Brexit polling shows that the "Leave" camp suffered a significant hit when a neo-Nazi killed a British politician on the "Remain" side. This is, in point of fact, completely irrational. Whatever your reasons for thinking Britain should stay or go aren't in any way touched by the fact that some psychopath happens to kill an innocent third party: it is the sort of act that shouldn't have any impact at all on your political judgment on this entirely unrelated question.

But humans aren't fully rational beings, and sympathy plays a huge role for some people in deciding what they take to be right and wrong. The thought that you might be on the side of a neo-Nazi, or have been against that nice young woman who was brutally killed, will sway some voters. The fact that the "Leave" camp is really mostly not neo-Nazis, or that the "Remain" camp has some deeply anti-democratic ideas and imperils the future of British common law and self government, is lost at least for a while in the emotional imagery.

In the case of Trump particularly, the narrative building around him is that he's an entirely unsympathetic character. It's not hard to build that narrative, since large parts of it are true. He's disrespectful, heedless of the truth, careless with his language, and apparently shameless. But he is human, and therefore he is vulnerable. If people came to see him that way -- if he actually got shot, for example -- it would pierce that image and make him a more sympathetic character.

If that happens, people might become more inclined to do what Byron York did last week: give Trump's proposals a sympathetic hearing. That can only happen if you are inclined to think well enough of the guy to look past what he actually said (which is often careless and poorly constructed) and try to find the best possible interpretation of his point. Still, when York did it, he found a core to the argument that isn't absurd, and in fact is pretty well-supported by the evidence.

My guess is that the press understands this at some level, and -- being almost exclusively Democrats -- the last thing they want is people giving Trump a sympathetic hearing. Play him as a strongman -- he's happy to play with you -- and he looks unsympathetic in the extreme. Play him as a vulnerable human being, and people might take a second look at what he's saying. If they do so in the spirit of sympathy, they might find what York found. And then he might win.


Anonymous said...

The problem the Washington Post has is that Donald Trump's statements do not merit the "ape shit" responses by those who think they have a right to run this country, and too many people know this. The actual videos are available, and anyone can find them. He is very good at forcing a discussion on topics that are needed. The aphorism "crude but effective" comes to mind. His remarks may not be smooth, but the points he makes are not stupid.

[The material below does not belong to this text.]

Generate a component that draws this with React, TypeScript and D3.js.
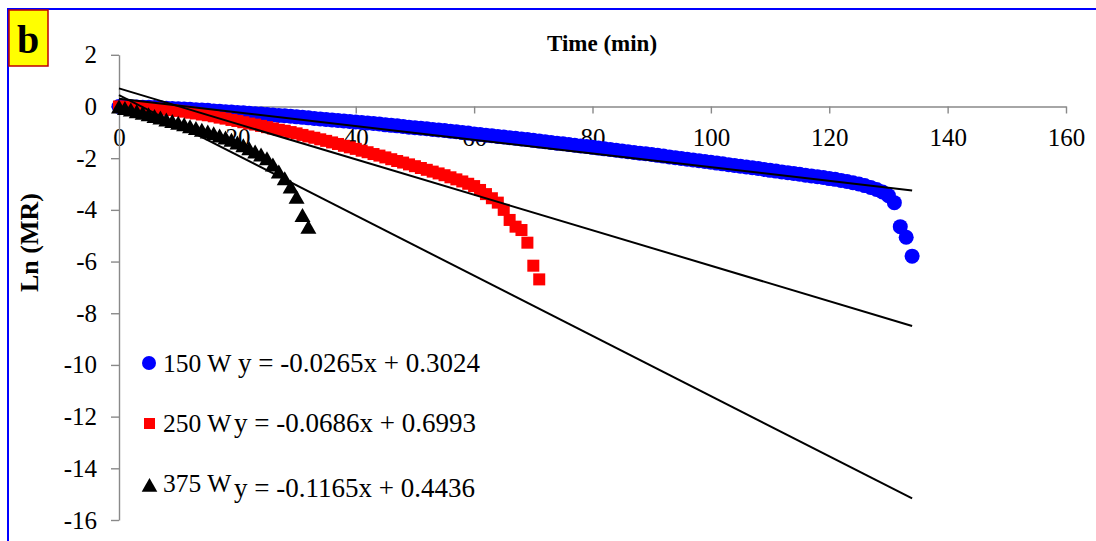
import React, { Component } from 'react';
import * as d3 from 'd3';

// ln(MR), one value per minute starting at t = 0
const lnMR150 = [
    0, -0.01, -0.01, -0.02, -0.03, -0.03, -0.04, -0.05, -0.07, -0.08,
    -0.09, -0.10, -0.11, -0.13, -0.14, -0.15, -0.17, -0.18, -0.20, -0.21,
    -0.23, -0.24, -0.26, -0.28, -0.29, -0.31, -0.33, -0.35, -0.36, -0.38,
    -0.40, -0.42, -0.44, -0.46, -0.48, -0.50, -0.52, -0.54, -0.56, -0.58,
    -0.60, -0.62, -0.64, -0.66, -0.68, -0.71, -0.73, -0.75, -0.77, -0.80,
    -0.82, -0.84, -0.86, -0.89, -0.91, -0.93, -0.96, -0.98, -1.01, -1.03,
    -1.06, -1.08, -1.11, -1.13, -1.16, -1.18, -1.21, -1.23, -1.26, -1.28,
    -1.31, -1.34, -1.36, -1.39, -1.42, -1.44, -1.47, -1.50, -1.53, -1.55,
    -1.58, -1.61, -1.64, -1.66, -1.69, -1.72, -1.75, -1.78, -1.81, -1.83,
    -1.86, -1.89, -1.92, -1.95, -1.98, -2.01, -2.04, -2.07, -2.10, -2.13,
    -2.16, -2.19, -2.22, -2.25, -2.28, -2.31, -2.34, -2.37, -2.40, -2.44,
    -2.47, -2.50, -2.53, -2.56, -2.59, -2.62, -2.66, -2.69, -2.72, -2.75,
    -2.79, -2.82, -2.86, -2.90, -2.95, -3.00, -3.06, -3.13, -3.21, -3.31,
    -3.45, -3.72, -4.65, -5.06, -5.79
];

const lnMR250 = [
    0, -0.01, -0.02, -0.03, -0.04, -0.05, -0.07, -0.09, -0.12, -0.14,
    -0.17, -0.20, -0.24, -0.27, -0.31, -0.34, -0.38, -0.43, -0.47, -0.52,
    -0.56, -0.61, -0.66, -0.70, -0.75, -0.80, -0.85, -0.90, -0.94, -0.99,
    -1.04, -1.10, -1.16, -1.21, -1.27, -1.33, -1.39, -1.45, -1.52, -1.58,
    -1.64, -1.71, -1.77, -1.84, -1.90, -1.97, -2.04, -2.11, -2.17, -2.24,
    -2.31, -2.38, -2.45, -2.52, -2.59, -2.66, -2.74, -2.82, -2.90, -2.99,
    -3.08, -3.23, -3.39, -3.55, -3.72, -4.00, -4.39, -4.65, -4.78, -5.27,
    -6.16, -6.69
];

const lnMR375 = [
    0, -0.06, -0.12, -0.18, -0.24, -0.30, -0.37, -0.43, -0.50, -0.56,
    -0.63, -0.69, -0.76, -0.83, -0.90, -0.97, -1.04, -1.12, -1.20, -1.29,
    -1.39, -1.50, -1.62, -1.74, -1.86, -2.00, -2.24, -2.52, -2.78, -3.10,
    -3.49, -4.20, -4.65
];

const powers = ['150 W', '250 W', '375 W'];
const slopes = [-0.0265, -0.0686, -0.1165];
const intercepts = [0.3024, 0.6993, 0.4436];
const equations = ['y = -0.0265x + 0.3024', 'y = -0.0686x + 0.6993', 'y = -0.1165x + 0.4436'];
const trendEnd = 134;

const xTicks = [0, 20, 40, 60, 80, 100, 120, 140, 160];
const yTicks = [2, 0, -2, -4, -6, -8, -10, -12, -14, -16];

const FONT = "'Times New Roman', 'Liberation Serif', serif";
const AXIS = '#898989';

class DryingChart extends Component {
    ref = React.createRef<SVGSVGElement>();

    componentDidMount() {
        this.draw();
    }

    draw() {
        const node = this.ref.current;
        let svg = d3.select(node);
        svg.selectAll('*').remove();

        svg.append('rect').attr('width', 1096).attr('height', 541).attr('fill', '#fff');
        // blue outer frame, right/bottom edges fall outside the picture
        svg.append('rect')
            .attr('x', 8).attr('y', 9).attr('width', 1100).attr('height', 560)
            .attr('fill', 'none').attr('stroke', '#0000ff').attr('stroke-width', 2);

        let x = d3.scaleLinear().domain([0, 160]).range([119, 1066]);
        let y = d3.scaleLinear().domain([-16, 2]).range([520, 54.8]);

        // plain hyphen for negatives, like the original
        const fmt = (d) => String(d);

        let xAxis = d3.axisBottom(x).tickValues(xTicks).tickSize(7).tickSizeOuter(0).tickFormat(fmt);
        let gx = svg.append('g')
            .attr('transform', `translate(0, ${y(0)})`)
            .call(xAxis)
            .attr('font-family', FONT).attr('font-size', 25);
        gx.select('.domain').attr('stroke', AXIS).attr('stroke-width', 1.4);
        gx.selectAll('line').attr('stroke', AXIS).attr('stroke-width', 1.4);
        gx.selectAll('text').attr('y', 40).attr('dy', null).attr('fill', '#000');

        let yAxis = d3.axisLeft(y).tickValues(yTicks).tickSize(8).tickSizeOuter(0).tickPadding(14).tickFormat(fmt);
        let gy = svg.append('g')
            .attr('transform', `translate(${x(0)}, 0)`)
            .call(yAxis)
            .attr('font-family', FONT).attr('font-size', 25);
        gy.select('.domain').attr('stroke', AXIS).attr('stroke-width', 1.4);
        gy.selectAll('line').attr('stroke', AXIS).attr('stroke-width', 1.4);
        gy.selectAll('text').attr('fill', '#000');

        // series: blue circles, red squares, black triangles
        svg.append('g').selectAll('circle')
            .data(lnMR150)
            .join('circle')
                .attr('cx', (d, i) => x(i))
                .attr('cy', (d) => y(d))
                .attr('r', 7.5)
                .attr('fill', '#0000ff');

        svg.append('g').selectAll('rect')
            .data(lnMR250)
            .join('rect')
                .attr('x', (d, i) => x(i) - 6)
                .attr('y', (d) => y(d) - 6)
                .attr('width', 12)
                .attr('height', 12)
                .attr('fill', '#ff0000');

        const tri = 'M0,-7L8,7L-8,7Z';
        svg.append('g').selectAll('path')
            .data(lnMR375)
            .join('path')
                .attr('d', tri)
                .attr('transform', (d, i) => `translate(${x(i)}, ${y(d)})`)
                .attr('fill', '#000');

        // linear trend lines
        svg.append('g').selectAll('line')
            .data(slopes)
            .join('line')
                .attr('x1', x(0))
                .attr('y1', (d, i) => y(intercepts[i]))
                .attr('x2', x(trendEnd))
                .attr('y2', (d, i) => y(d * trendEnd + intercepts[i]))
                .attr('stroke', '#000')
                .attr('stroke-width', 2);

        svg.append('text')
            .attr('x', 602).attr('y', 51)
            .attr('text-anchor', 'middle')
            .attr('font-family', FONT).attr('font-size', 23).attr('font-weight', 'bold')
            .text('Time (min)');

        svg.append('text')
            .attr('transform', 'translate(38, 242.5) rotate(-90)')
            .attr('text-anchor', 'middle')
            .attr('font-family', FONT).attr('font-size', 26).attr('font-weight', 'bold')
            .text('Ln (MR)');

        // panel letter
        svg.append('rect')
            .attr('x', 9).attr('y', 10).attr('width', 39).attr('height', 56)
            .attr('fill', '#ffff00').attr('stroke', '#c00000').attr('stroke-width', 1.5);
        svg.append('text')
            .attr('x', 28).attr('y', 53)
            .attr('text-anchor', 'middle')
            .attr('font-family', FONT).attr('font-size', 40).attr('font-weight', 'bold')
            .text('b');

        // legend + equations
        let lg = svg.append('g').attr('font-family', FONT);
        lg.append('circle').attr('cx', 149).attr('cy', 363).attr('r', 7).attr('fill', '#0000ff');
        lg.append('rect').attr('x', 144).attr('y', 418).attr('width', 11).attr('height', 11).attr('fill', '#ff0000');
        lg.append('path').attr('d', 'M149.5,478L157.3,491.7L141.7,491.7Z').attr('fill', '#000');

        const rowY = [372, 432, 492];
        const eqY = [372, 432, 497];
        lg.selectAll('text.power')
            .data(powers)
            .join('text')
                .attr('class', 'power')
                .attr('x', 163)
                .attr('y', (d, i) => rowY[i])
                .attr('font-size', 25.5)
                .text((d) => d);
        lg.selectAll('text.eq')
            .data(equations)
            .join('text')
                .attr('class', 'eq')
                .attr('x', (d, i) => (i === 0 ? 238 : 234))
                .attr('y', (d, i) => eqY[i])
                .attr('font-size', 27)
                .text((d) => d);
    }

    render() {
        return (
            <svg ref={this.ref} width={1096} height={541} style={{ position: 'absolute', left: 0, top: 0 }}></svg>
        );
    }
}

export default function App() {
    return <DryingChart />;
}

For blatantly stupid, I give you today's story about the Attorney General of the United States of America that blaming the Orlando attack on a failure of love and compassion on our part, This fits well with an administration that pretended to think that a terrorist attack on one of our embassies was caused by a trailer for a proposed movie that had no effective circulation.


Grim said...

A lack of love and compassion for gays is evident in the reaction to the Orlando shooting, though -- I mean by their purported allies. In the wake of the shooting, feminists like Marcotte wanted to make the shooting all about problematic masculinity. Liberals wanted to make it all about guns, especially the AR-15 that they hate so much even though that gun was not used in the shooting. The Obama administration wanted to make it all about protecting Islam from criticism. Or they wanted to make it about Christians, somehow.

The people who really suffered here, and suffered for being who they were, got lost. All their supposed allies turned instead to their favorite hobby horse. The deaths of all these gays was treated as if it could be spent as currency toward some political goal their allies wanted more.

It was a fairly disgusting display.

Ymar Sakar said...

But he is human, and therefore he is vulnerable.

Anything that lives, can also be killed. Now that Hussein has ordered that Presidents and their families get life long SS protection, the fact that Hussein has corrupted the SS should be a very vital and important facet to consider.

A lot of people back Trump on the hope (hope and change) that he will go to DC and change the world from there. Of course, that's assuming Hussein steps down from power. That's assuming Trump makes it to DC alive... that's assuming a lot of things which I never assume in war.

Whatever happened to plan for the worst, hope for the best? People are hoping, but that's about all. Then again, they fell for the propaganda about Iraq in 2005, and thought what they were told to think. Just as they now think what they are told to think about Syria and Benghazi. These voters don't even have free will and no evidence that they have used it.

Ymar Sakar said...

It was a fairly disgusting display.

People should get used to it. The Left did plenty of things similar to and worse than that, in the 2008-2012 years. Also the 20th century were full of em, Vietnam included.

If people continue to be surprised and/or shocked, their anti Left capabilities will decrease to about zero as a result.

Texan99 said...

The vibe I get is, "Sure, someone tried to take a shot at him. Who wouldn't?"